## Goal
Repeat everything from the line holding "Recreate this image" to the line holding "values_peg45 = [0.901, 0.888, 0.534]", inclusive, exactly. Leave out the rest.
------ Data for this exercise
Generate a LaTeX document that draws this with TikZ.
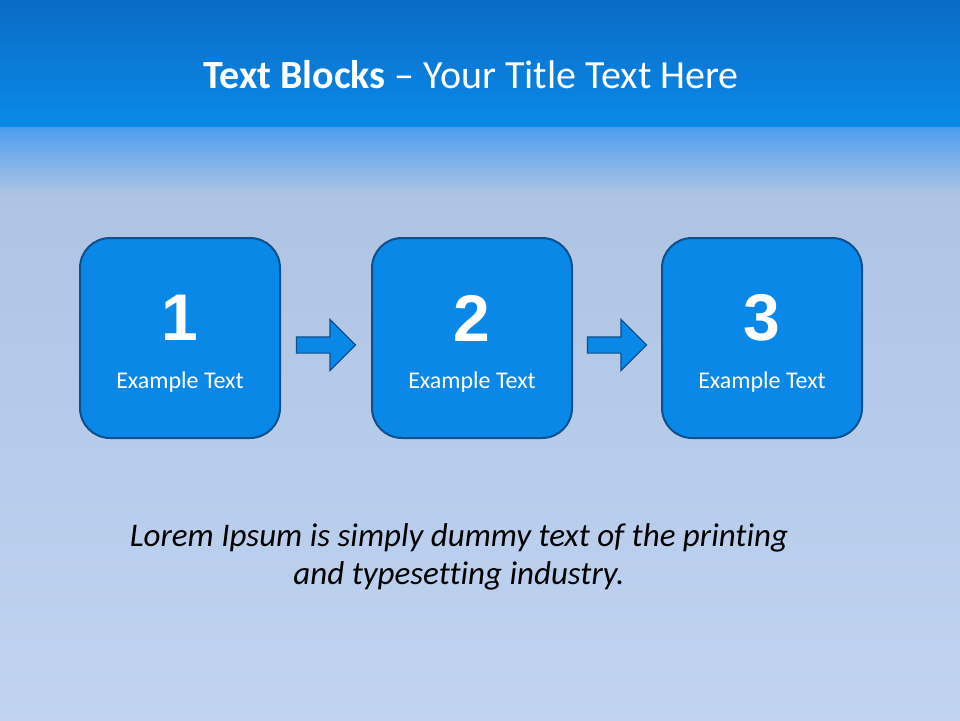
------------
------ Data for this exercise
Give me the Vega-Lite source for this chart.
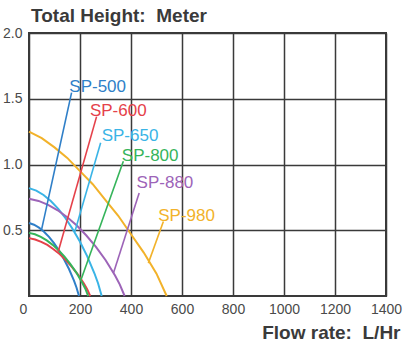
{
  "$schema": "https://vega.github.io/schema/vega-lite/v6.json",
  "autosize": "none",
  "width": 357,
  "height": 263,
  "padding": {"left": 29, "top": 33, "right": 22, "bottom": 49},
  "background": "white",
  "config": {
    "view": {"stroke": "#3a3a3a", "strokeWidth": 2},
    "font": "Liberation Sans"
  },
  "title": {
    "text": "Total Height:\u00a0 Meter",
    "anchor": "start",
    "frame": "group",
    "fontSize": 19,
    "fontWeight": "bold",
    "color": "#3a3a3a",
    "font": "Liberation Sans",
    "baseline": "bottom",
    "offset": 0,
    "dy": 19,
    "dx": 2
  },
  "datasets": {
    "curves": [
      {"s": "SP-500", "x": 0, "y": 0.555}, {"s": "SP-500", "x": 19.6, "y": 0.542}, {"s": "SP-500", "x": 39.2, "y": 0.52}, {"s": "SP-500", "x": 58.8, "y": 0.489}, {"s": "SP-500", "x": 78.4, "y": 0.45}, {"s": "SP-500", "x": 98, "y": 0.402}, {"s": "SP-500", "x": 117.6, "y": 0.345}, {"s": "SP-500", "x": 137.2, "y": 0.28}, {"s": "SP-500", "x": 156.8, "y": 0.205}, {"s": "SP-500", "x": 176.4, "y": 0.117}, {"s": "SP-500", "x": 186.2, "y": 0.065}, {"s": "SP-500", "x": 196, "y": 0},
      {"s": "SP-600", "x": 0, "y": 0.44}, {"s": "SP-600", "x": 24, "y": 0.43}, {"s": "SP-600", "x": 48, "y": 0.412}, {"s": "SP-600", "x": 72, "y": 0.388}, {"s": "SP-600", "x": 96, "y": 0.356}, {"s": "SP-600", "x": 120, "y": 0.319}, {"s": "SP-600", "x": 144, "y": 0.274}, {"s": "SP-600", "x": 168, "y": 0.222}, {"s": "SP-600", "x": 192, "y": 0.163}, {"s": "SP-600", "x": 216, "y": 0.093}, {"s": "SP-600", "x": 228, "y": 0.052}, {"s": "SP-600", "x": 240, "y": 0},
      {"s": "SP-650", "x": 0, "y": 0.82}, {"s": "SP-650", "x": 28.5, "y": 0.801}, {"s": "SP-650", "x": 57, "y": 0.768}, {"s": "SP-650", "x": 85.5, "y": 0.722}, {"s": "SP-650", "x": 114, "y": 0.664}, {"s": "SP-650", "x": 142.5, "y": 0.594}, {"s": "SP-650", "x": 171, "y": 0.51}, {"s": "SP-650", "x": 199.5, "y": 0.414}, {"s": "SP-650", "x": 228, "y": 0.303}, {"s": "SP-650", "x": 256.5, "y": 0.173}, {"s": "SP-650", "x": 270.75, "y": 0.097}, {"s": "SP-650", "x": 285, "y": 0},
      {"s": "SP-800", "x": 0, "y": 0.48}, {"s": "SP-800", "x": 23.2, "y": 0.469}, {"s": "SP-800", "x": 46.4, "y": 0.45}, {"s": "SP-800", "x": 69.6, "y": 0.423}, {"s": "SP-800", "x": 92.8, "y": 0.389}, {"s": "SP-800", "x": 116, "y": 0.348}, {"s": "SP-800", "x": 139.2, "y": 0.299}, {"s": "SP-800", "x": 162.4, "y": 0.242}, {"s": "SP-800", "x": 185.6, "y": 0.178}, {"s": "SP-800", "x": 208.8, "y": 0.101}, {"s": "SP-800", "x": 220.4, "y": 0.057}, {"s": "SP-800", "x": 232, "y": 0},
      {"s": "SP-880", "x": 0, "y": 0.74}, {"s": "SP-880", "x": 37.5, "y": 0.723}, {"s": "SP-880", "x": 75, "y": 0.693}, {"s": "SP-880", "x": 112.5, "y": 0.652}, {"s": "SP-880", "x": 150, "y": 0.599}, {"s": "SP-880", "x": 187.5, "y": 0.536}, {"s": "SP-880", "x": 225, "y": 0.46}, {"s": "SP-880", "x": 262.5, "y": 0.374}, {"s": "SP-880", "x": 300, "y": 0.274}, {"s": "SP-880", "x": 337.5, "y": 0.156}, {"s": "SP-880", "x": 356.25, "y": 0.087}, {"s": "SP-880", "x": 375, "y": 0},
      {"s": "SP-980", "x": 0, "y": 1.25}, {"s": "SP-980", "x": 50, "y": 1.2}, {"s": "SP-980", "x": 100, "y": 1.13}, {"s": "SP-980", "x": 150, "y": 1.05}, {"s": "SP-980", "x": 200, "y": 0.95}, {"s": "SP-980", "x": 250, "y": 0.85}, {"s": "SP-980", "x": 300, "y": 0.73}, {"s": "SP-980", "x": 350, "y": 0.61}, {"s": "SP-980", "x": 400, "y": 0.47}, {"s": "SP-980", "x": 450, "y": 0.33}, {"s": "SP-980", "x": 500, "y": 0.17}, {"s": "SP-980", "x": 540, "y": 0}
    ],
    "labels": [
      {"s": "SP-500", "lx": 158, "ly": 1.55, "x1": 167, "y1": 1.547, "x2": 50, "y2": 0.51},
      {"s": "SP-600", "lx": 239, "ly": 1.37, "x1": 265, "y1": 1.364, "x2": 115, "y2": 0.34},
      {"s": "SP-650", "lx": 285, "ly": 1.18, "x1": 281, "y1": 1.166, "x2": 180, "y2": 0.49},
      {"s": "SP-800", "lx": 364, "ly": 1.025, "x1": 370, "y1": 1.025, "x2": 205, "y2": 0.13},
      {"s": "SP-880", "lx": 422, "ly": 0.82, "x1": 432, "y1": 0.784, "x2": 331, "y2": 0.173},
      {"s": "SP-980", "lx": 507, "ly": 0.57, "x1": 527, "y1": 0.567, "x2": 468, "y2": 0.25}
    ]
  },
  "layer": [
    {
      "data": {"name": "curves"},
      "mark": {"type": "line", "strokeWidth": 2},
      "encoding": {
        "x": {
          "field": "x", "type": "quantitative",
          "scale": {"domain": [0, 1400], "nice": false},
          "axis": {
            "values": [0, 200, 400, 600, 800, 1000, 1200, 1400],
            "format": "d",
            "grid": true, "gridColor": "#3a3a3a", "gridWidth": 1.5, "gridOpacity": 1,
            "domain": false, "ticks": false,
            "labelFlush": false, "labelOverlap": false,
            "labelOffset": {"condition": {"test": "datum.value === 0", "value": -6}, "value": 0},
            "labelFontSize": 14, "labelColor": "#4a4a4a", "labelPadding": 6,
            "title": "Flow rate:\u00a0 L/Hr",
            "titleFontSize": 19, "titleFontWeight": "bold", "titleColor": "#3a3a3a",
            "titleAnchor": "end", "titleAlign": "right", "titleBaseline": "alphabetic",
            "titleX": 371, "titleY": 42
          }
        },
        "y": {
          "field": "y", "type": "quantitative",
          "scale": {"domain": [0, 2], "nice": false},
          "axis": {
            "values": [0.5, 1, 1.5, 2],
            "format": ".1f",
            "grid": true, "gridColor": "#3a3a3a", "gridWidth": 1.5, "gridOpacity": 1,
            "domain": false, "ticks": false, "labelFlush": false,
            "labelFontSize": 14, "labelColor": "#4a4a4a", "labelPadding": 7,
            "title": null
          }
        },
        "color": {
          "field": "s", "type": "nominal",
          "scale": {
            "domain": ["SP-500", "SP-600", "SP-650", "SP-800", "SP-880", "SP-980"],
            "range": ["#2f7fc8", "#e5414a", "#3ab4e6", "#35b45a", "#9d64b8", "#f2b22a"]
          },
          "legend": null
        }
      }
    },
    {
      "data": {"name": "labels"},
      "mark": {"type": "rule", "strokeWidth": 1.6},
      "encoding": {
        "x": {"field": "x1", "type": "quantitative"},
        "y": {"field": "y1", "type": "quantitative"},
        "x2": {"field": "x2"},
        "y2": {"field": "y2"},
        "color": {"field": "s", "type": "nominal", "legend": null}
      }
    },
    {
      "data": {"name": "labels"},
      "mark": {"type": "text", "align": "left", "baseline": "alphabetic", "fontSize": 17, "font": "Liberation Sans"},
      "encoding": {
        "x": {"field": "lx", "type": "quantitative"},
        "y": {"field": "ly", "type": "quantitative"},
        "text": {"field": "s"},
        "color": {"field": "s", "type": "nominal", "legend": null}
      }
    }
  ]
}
------------
------ Data for this exercise
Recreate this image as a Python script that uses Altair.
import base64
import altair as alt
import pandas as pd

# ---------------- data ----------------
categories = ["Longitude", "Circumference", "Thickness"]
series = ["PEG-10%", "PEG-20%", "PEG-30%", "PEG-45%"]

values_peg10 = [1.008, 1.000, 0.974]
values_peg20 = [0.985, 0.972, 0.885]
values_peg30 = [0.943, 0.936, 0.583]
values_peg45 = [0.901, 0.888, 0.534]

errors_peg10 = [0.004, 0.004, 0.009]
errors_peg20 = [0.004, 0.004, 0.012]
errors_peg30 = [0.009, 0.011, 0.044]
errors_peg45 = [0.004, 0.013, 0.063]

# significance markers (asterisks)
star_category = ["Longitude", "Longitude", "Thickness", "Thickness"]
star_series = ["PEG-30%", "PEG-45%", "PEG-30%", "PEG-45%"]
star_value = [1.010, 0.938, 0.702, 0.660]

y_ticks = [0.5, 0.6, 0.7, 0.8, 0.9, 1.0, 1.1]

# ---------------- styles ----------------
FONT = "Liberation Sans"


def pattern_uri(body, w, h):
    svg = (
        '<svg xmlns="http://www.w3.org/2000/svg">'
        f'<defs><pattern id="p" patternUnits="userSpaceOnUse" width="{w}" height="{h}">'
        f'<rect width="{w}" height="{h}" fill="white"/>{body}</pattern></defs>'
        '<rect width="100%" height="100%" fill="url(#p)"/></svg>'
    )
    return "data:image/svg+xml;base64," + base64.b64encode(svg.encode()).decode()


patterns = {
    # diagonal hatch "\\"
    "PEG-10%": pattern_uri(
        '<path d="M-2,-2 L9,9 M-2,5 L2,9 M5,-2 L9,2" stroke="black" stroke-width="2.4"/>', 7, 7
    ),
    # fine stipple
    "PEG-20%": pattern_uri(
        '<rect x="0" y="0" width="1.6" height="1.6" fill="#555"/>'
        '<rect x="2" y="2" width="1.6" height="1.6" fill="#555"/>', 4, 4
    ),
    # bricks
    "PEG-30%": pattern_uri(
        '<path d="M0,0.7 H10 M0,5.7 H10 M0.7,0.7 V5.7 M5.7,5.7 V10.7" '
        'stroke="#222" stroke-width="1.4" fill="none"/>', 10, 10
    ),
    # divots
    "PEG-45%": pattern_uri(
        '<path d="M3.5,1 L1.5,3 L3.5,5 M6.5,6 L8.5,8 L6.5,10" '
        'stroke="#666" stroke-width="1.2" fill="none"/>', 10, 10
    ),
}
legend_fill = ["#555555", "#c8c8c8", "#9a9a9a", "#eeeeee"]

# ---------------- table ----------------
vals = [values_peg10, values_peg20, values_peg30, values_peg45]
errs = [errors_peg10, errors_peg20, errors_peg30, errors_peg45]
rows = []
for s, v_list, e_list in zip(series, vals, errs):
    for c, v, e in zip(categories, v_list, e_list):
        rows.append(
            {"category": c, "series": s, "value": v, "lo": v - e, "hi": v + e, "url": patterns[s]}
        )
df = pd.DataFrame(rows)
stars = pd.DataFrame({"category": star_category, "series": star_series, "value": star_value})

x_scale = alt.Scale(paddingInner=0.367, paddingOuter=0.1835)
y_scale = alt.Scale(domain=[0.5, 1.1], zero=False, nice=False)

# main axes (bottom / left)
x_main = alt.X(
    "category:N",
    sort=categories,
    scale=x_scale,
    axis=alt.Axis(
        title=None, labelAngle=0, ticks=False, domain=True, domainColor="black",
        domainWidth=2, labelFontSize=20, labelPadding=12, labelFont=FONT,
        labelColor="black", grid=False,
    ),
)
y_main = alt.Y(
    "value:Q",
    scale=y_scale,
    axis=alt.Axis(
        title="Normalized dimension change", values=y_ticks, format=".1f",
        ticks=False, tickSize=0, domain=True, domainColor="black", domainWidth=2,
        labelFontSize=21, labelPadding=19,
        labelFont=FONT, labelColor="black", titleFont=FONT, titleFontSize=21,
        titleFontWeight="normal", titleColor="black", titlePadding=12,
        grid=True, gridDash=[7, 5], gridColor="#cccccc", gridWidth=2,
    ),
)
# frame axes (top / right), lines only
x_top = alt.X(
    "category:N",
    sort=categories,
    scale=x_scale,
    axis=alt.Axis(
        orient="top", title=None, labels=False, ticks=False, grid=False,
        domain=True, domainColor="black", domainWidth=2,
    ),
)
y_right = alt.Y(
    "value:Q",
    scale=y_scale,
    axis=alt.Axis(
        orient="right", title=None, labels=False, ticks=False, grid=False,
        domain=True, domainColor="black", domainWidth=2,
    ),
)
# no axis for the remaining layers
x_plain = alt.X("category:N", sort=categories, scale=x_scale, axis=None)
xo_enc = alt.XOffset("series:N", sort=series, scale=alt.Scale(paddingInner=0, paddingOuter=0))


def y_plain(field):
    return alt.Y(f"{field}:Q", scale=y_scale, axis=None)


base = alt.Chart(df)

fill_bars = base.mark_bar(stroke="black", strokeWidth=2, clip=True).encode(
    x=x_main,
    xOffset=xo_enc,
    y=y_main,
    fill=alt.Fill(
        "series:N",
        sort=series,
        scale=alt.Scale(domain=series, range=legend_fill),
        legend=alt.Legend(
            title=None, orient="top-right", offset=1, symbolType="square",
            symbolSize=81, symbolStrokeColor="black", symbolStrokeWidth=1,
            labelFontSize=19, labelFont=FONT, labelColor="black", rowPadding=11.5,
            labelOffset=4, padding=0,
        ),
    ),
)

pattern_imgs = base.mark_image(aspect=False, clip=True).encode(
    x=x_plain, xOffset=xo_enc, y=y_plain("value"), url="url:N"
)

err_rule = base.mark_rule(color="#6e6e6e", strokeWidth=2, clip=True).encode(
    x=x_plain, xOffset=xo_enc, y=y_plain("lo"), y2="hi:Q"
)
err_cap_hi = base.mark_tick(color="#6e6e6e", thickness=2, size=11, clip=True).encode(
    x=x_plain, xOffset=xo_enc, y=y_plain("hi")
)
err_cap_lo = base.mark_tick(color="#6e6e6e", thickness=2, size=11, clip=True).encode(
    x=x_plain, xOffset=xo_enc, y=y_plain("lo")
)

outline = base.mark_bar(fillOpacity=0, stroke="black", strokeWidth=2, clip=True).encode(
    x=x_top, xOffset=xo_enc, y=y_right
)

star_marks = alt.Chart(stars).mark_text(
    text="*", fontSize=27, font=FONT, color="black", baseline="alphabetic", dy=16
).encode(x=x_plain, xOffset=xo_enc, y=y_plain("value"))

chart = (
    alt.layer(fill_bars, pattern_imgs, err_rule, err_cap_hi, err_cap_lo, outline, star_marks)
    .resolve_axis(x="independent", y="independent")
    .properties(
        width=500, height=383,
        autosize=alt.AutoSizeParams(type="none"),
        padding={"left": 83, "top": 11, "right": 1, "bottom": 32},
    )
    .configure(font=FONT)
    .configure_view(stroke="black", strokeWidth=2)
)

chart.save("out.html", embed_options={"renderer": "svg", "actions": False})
------------
## Result of this exercise
Recreate this image as a Python script that uses Altair.
import base64
import altair as alt
import pandas as pd

# ---------------- data ----------------
categories = ["Longitude", "Circumference", "Thickness"]
series = ["PEG-10%", "PEG-20%", "PEG-30%", "PEG-45%"]

values_peg10 = [1.008, 1.000, 0.974]
values_peg20 = [0.985, 0.972, 0.885]
values_peg30 = [0.943, 0.936, 0.583]
values_peg45 = [0.901, 0.888, 0.534]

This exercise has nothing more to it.